What the task requires: Reproduce the full listing below unchanged, apart from the pictures.

Stored data:
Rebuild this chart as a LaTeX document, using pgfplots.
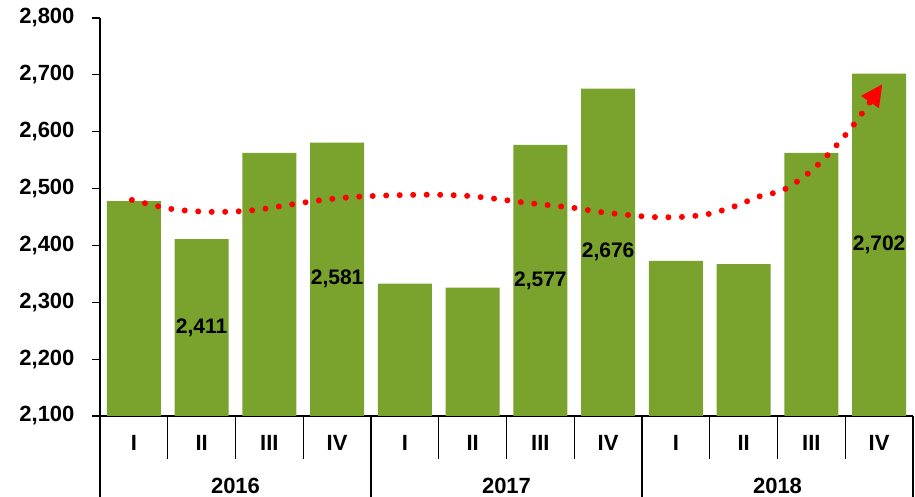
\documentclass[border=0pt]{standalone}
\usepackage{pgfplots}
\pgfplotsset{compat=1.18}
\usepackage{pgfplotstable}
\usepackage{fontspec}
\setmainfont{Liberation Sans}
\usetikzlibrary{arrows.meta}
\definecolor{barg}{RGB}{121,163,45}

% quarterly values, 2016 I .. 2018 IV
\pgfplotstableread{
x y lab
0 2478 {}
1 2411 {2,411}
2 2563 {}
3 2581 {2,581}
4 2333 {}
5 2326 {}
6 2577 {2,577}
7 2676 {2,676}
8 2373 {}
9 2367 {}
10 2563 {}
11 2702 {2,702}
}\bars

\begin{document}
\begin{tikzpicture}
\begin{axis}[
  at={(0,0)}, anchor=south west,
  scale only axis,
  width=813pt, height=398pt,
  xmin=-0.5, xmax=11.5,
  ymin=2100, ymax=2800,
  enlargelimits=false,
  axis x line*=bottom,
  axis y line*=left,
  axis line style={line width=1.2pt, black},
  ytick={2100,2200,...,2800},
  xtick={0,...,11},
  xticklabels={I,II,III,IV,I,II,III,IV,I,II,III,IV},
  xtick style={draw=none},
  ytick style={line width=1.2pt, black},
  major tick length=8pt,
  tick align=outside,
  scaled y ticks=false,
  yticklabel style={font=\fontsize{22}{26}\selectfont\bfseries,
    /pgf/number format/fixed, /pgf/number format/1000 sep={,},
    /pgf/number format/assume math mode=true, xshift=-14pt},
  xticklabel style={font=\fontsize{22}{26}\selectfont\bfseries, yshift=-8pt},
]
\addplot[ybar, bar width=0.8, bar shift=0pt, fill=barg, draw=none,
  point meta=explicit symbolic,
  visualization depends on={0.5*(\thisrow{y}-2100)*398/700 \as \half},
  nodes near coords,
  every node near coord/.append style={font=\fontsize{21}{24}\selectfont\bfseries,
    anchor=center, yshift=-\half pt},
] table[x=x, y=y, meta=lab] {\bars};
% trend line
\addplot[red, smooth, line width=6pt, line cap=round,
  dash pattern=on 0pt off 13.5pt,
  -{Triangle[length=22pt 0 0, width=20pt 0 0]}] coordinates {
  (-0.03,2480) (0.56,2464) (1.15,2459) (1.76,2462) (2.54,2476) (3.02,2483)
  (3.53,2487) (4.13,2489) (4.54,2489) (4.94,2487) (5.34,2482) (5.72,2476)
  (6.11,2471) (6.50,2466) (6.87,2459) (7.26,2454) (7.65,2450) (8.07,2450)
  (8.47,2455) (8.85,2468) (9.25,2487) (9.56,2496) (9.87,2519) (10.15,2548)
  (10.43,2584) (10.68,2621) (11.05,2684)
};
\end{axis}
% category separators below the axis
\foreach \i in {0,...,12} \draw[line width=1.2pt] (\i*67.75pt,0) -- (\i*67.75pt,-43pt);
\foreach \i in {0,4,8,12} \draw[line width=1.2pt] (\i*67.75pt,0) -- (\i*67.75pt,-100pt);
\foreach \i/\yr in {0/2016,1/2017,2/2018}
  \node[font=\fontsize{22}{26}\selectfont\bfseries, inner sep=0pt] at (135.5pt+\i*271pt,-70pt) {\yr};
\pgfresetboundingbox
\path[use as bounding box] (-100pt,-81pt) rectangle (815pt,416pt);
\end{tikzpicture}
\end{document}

Exercise result:
Rebuild this chart as a LaTeX document, using pgfplots.
\documentclass[border=0pt]{standalone}
\usepackage{pgfplots}
\pgfplotsset{compat=1.18}
\usepackage{pgfplotstable}
\usepackage{fontspec}
\setmainfont{Liberation Sans}
\usetikzlibrary{arrows.meta}
\definecolor{barg}{RGB}{121,163,45}

% quarterly values, 2016 I .. 2018 IV
\pgfplotstableread{
x y lab
0 2478 {}
1 2411 {2,411}
2 2563 {}
3 2581 {2,581}
4 2333 {}
5 2326 {}
6 2577 {2,577}
7 2676 {2,676}
8 2373 {}
9 2367 {}
10 2563 {}
11 2702 {2,702}
}\bars

\begin{document}
\begin{tikzpicture}
\begin{axis}[
  at={(0,0)}, anchor=south west,
  scale only axis,
  width=813pt, height=398pt,
  xmin=-0.5, xmax=11.5,
  ymin=2100, ymax=2800,
  enlargelimits=false,
  axis x line*=bottom,
  axis y line*=left,
  axis line style={line width=1.2pt, black},
  ytick={2100,2200,...,2800},
  xtick={0,...,11},
  xticklabels={I,II,III,IV,I,II,III,IV,I,II,III,IV},
  xtick style={draw=none},
  ytick style={line width=1.2pt, black},
  major tick length=8pt,
  tick align=outside,
  scaled y ticks=false,
  yticklabel style={font=\fontsize{22}{26}\selectfont\bfseries,
    /pgf/number format/fixed, /pgf/number format/1000 sep={,},
    /pgf/number format/assume math mode=true, xshift=-14pt},
  xticklabel style={font=\fontsize{22}{26}\selectfont\bfseries, yshift=-8pt},
]
\addplot[ybar, bar width=0.8, bar shift=0pt, fill=barg, draw=none,
  point meta=explicit symbolic,
  visualization depends on={0.5*(\thisrow{y}-2100)*398/700 \as \half},
  nodes near coords,
  every node near coord/.append style={font=\fontsize{21}{24}\selectfont\bfseries,
    anchor=center, yshift=-\half pt},
] table[x=x, y=y, meta=lab] {\bars};
% trend line
\addplot[red, smooth, line width=6pt, line cap=round,
  dash pattern=on 0pt off 13.5pt,
  -{Triangle[length=22pt 0 0, width=20pt 0 0]}] coordinates {
  (-0.03,2480) (0.56,2464) (1.15,2459) (1.76,2462) (2.54,2476) (3.02,2483)
  (3.53,2487) (4.13,2489) (4.54,2489) (4.94,2487) (5.34,2482) (5.72,2476)
  (6.11,2471) (6.50,2466) (6.87,2459) (7.26,2454) (7.65,2450) (8.07,2450)
  (8.47,2455) (8.85,2468) (9.25,2487) (9.56,2496) (9.87,2519) (10.15,2548)
  (10.43,2584) (10.68,2621) (11.05,2684)
};
\end{axis}
% category separators below the axis
\foreach \i in {0,...,12} \draw[line width=1.2pt] (\i*67.75pt,0) -- (\i*67.75pt,-43pt);
\foreach \i in {0,4,8,12} \draw[line width=1.2pt] (\i*67.75pt,0) -- (\i*67.75pt,-100pt);
\foreach \i/\yr in {0/2016,1/2017,2/2018}
  \node[font=\fontsize{22}{26}\selectfont\bfseries, inner sep=0pt] at (135.5pt+\i*271pt,-70pt) {\yr};
\pgfresetboundingbox
\path[use as bounding box] (-100pt,-81pt) rectangle (815pt,416pt);
\end{tikzpicture}
\end{document}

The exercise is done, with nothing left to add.